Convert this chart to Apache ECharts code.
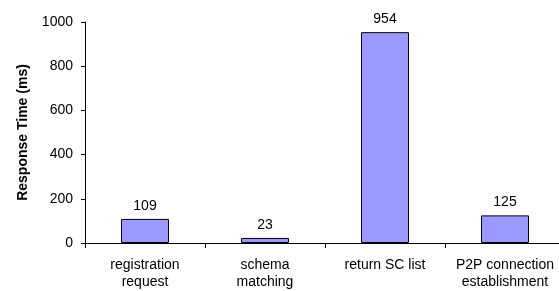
<!DOCTYPE html>
<html><head><meta charset="utf-8">
<script src="https://cdn.jsdelivr.net/npm/echarts@6/dist/echarts.min.js"></script>
<style>html,body{margin:0;padding:0;background:#fff;overflow:hidden}#c{width:566px;height:291px}</style>
</head><body><div id="c"></div>
<script>
const categories = ['registration\nrequest', 'schema\nmatching', 'return SC list', 'P2P connection\nestablishment'];
const values = [109, 23, 954, 125];
const yTicks = [0, 200, 400, 600, 800, 1000];
const yName = 'Response Time (ms)';

const font = 'Liberation Sans, Arial';
const chart = echarts.init(document.getElementById('c'));
chart.setOption({
  animation: false,
  grid: {left: 85, right: 1, top: 22, bottom: 47, containLabel: false},
  xAxis: {
    type: 'category', data: categories,
    axisLine: {lineStyle: {color: '#000', width: 1}},
    axisTick: {show: true, length: 5, lineStyle: {color: '#000'}},
    axisLabel: {color: '#000', fontFamily: font, fontSize: 14, margin: 14, lineHeight: 17, interval: 0},
    splitLine: {show: false}
  },
  yAxis: {
    type: 'value', min: yTicks[0], max: yTicks[yTicks.length - 1], interval: 200,
    name: yName, nameLocation: 'middle', nameGap: 55, nameRotate: 90,
    nameTextStyle: {color: '#000', fontFamily: font, fontSize: 14, fontWeight: 'bold'},
    axisLine: {show: true, lineStyle: {color: '#000', width: 1}},
    axisTick: {show: true, length: 4, lineStyle: {color: '#000'}},
    axisLabel: {color: '#000', fontFamily: font, fontSize: 14, margin: 12, formatter: v => String(v)},
    splitLine: {show: false}
  },
  series: [{
    type: 'bar', data: values, barWidth: 48,
    itemStyle: {color: '#9999FF', borderColor: '#000', borderWidth: 1},
    label: {show: true, position: 'top', distance: 6, color: '#000', fontFamily: font, fontSize: 14}
  }]
});
</script></body></html>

→ DO THIS
The listing above needs to be output again exactly. Don't include the pictures.

→ OUTPUT
Convert this chart to Apache ECharts code.
<!DOCTYPE html>
<html><head><meta charset="utf-8">
<script src="https://cdn.jsdelivr.net/npm/echarts@6/dist/echarts.min.js"></script>
<style>html,body{margin:0;padding:0;background:#fff;overflow:hidden}#c{width:566px;height:291px}</style>
</head><body><div id="c"></div>
<script>
const categories = ['registration\nrequest', 'schema\nmatching', 'return SC list', 'P2P connection\nestablishment'];
const values = [109, 23, 954, 125];
const yTicks = [0, 200, 400, 600, 800, 1000];
const yName = 'Response Time (ms)';

const font = 'Liberation Sans, Arial';
const chart = echarts.init(document.getElementById('c'));
chart.setOption({
  animation: false,
  grid: {left: 85, right: 1, top: 22, bottom: 47, containLabel: false},
  xAxis: {
    type: 'category', data: categories,
    axisLine: {lineStyle: {color: '#000', width: 1}},
    axisTick: {show: true, length: 5, lineStyle: {color: '#000'}},
    axisLabel: {color: '#000', fontFamily: font, fontSize: 14, margin: 14, lineHeight: 17, interval: 0},
    splitLine: {show: false}
  },
  yAxis: {
    type: 'value', min: yTicks[0], max: yTicks[yTicks.length - 1], interval: 200,
    name: yName, nameLocation: 'middle', nameGap: 55, nameRotate: 90,
    nameTextStyle: {color: '#000', fontFamily: font, fontSize: 14, fontWeight: 'bold'},
    axisLine: {show: true, lineStyle: {color: '#000', width: 1}},
    axisTick: {show: true, length: 4, lineStyle: {color: '#000'}},
    axisLabel: {color: '#000', fontFamily: font, fontSize: 14, margin: 12, formatter: v => String(v)},
    splitLine: {show: false}
  },
  series: [{
    type: 'bar', data: values, barWidth: 48,
    itemStyle: {color: '#9999FF', borderColor: '#000', borderWidth: 1},
    label: {show: true, position: 'top', distance: 6, color: '#000', fontFamily: font, fontSize: 14}
  }]
});
</script></body></html>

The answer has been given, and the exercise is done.